-- BEGIN --
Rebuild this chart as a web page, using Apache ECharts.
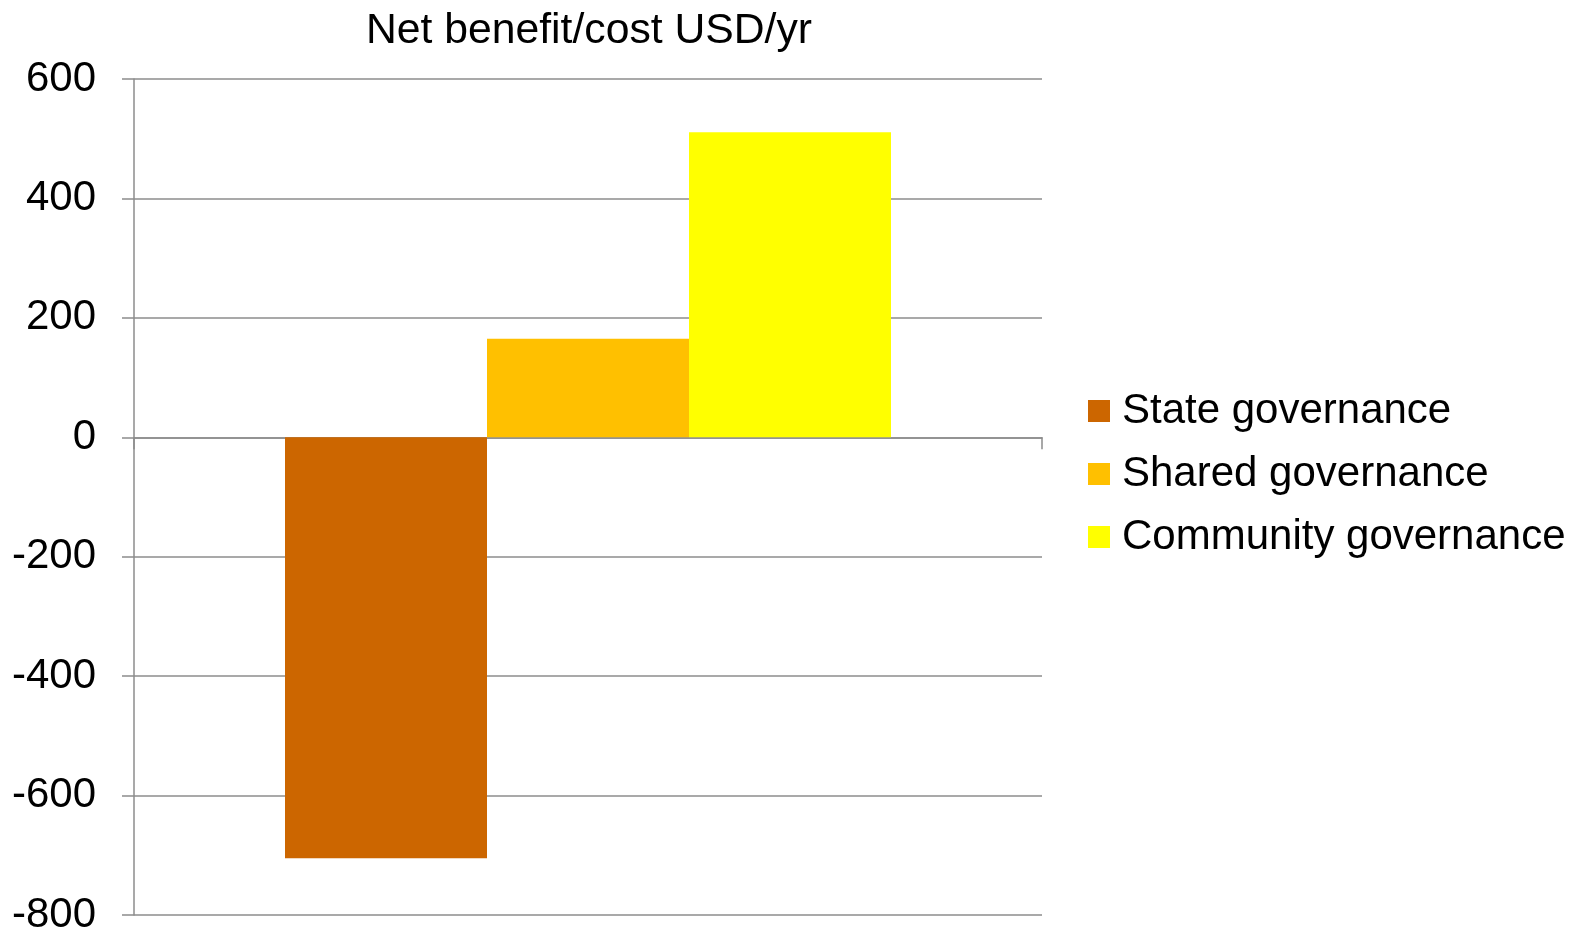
<!DOCTYPE html>
<html>
<head>
<meta charset="utf-8">
<script src="https://cdn.jsdelivr.net/npm/echarts@6/dist/echarts.min.js"></script>
<style>html,body{margin:0;padding:0;background:#fff;}#c{width:1585px;height:936px;}</style>
</head>
<body>
<div id="c"></div>
<script>
const categories = [''];
const seriesNames = ['State governance', 'Shared governance', 'Community governance'];
const stateValues = [-705];
const sharedValues = [165];
const communityValues = [511];
const colors = ['#CC6600', '#FFC000', '#FFFF00'];
const titleText = 'Net benefit/cost USD/yr';

const font = 'Liberation Sans, Arial, sans-serif';
const gray = '#8c8c8c';
const chart = echarts.init(document.getElementById('c'), null, {renderer: 'canvas'});
const allValues = [stateValues, sharedValues, communityValues];
chart.setOption({
  animation: false,
  backgroundColor: '#fff',
  title: {
    text: titleText, left: 584, top: 5, textAlign: 'center',
    textStyle: {fontFamily: font, fontSize: 42.7, fontWeight: 'normal', color: '#000'}
  },
  legend: {
    orient: 'vertical', left: 1088, top: 390, padding: 0,
    itemWidth: 22, itemHeight: 22, itemGap: 21,
    icon: 'rect',
    textStyle: {fontFamily: font, fontSize: 42, color: '#000', lineHeight: 42, padding: [0, 0, 0, 7]},
    data: seriesNames
  },
  grid: {left: 134, right: 543, top: 79, bottom: 17, containLabel: false},
  xAxis: {
    type: 'category', data: categories,
    axisLine: {onZero: true, lineStyle: {color: gray, width: 1.5}},
    axisTick: {show: true, length: 12, lineStyle: {color: gray, width: 1.5}},
    axisLabel: {show: false},
    splitLine: {show: false}
  },
  yAxis: {
    type: 'value', min: -800, max: 600, interval: 200,
    axisLine: {show: true, lineStyle: {color: gray, width: 1.5}},
    axisTick: {show: true, length: 12, inside: false, lineStyle: {color: gray, width: 1.5}},
    axisLabel: {fontFamily: font, fontSize: 42, color: '#000', margin: 38},
    splitLine: {show: true, lineStyle: {color: gray, width: 1.5}}
  },
  series: seriesNames.map((n, i) => ({
    name: n, type: 'bar', data: allValues[i],
    barWidth: 202, barGap: '0%',
    itemStyle: {color: colors[i]}
  }))
});
</script>
</body>
</html>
-- END --
Make an exact copy of all the material, but keep the pictures out of it.

Rebuild this chart as a web page, using Apache ECharts.
<!DOCTYPE html>
<html>
<head>
<meta charset="utf-8">
<script src="https://cdn.jsdelivr.net/npm/echarts@6/dist/echarts.min.js"></script>
<style>html,body{margin:0;padding:0;background:#fff;}#c{width:1585px;height:936px;}</style>
</head>
<body>
<div id="c"></div>
<script>
const categories = [''];
const seriesNames = ['State governance', 'Shared governance', 'Community governance'];
const stateValues = [-705];
const sharedValues = [165];
const communityValues = [511];
const colors = ['#CC6600', '#FFC000', '#FFFF00'];
const titleText = 'Net benefit/cost USD/yr';

const font = 'Liberation Sans, Arial, sans-serif';
const gray = '#8c8c8c';
const chart = echarts.init(document.getElementById('c'), null, {renderer: 'canvas'});
const allValues = [stateValues, sharedValues, communityValues];
chart.setOption({
  animation: false,
  backgroundColor: '#fff',
  title: {
    text: titleText, left: 584, top: 5, textAlign: 'center',
    textStyle: {fontFamily: font, fontSize: 42.7, fontWeight: 'normal', color: '#000'}
  },
  legend: {
    orient: 'vertical', left: 1088, top: 390, padding: 0,
    itemWidth: 22, itemHeight: 22, itemGap: 21,
    icon: 'rect',
    textStyle: {fontFamily: font, fontSize: 42, color: '#000', lineHeight: 42, padding: [0, 0, 0, 7]},
    data: seriesNames
  },
  grid: {left: 134, right: 543, top: 79, bottom: 17, containLabel: false},
  xAxis: {
    type: 'category', data: categories,
    axisLine: {onZero: true, lineStyle: {color: gray, width: 1.5}},
    axisTick: {show: true, length: 12, lineStyle: {color: gray, width: 1.5}},
    axisLabel: {show: false},
    splitLine: {show: false}
  },
  yAxis: {
    type: 'value', min: -800, max: 600, interval: 200,
    axisLine: {show: true, lineStyle: {color: gray, width: 1.5}},
    axisTick: {show: true, length: 12, inside: false, lineStyle: {color: gray, width: 1.5}},
    axisLabel: {fontFamily: font, fontSize: 42, color: '#000', margin: 38},
    splitLine: {show: true, lineStyle: {color: gray, width: 1.5}}
  },
  series: seriesNames.map((n, i) => ({
    name: n, type: 'bar', data: allValues[i],
    barWidth: 202, barGap: '0%',
    itemStyle: {color: colors[i]}
  }))
});
</script>
</body>
</html>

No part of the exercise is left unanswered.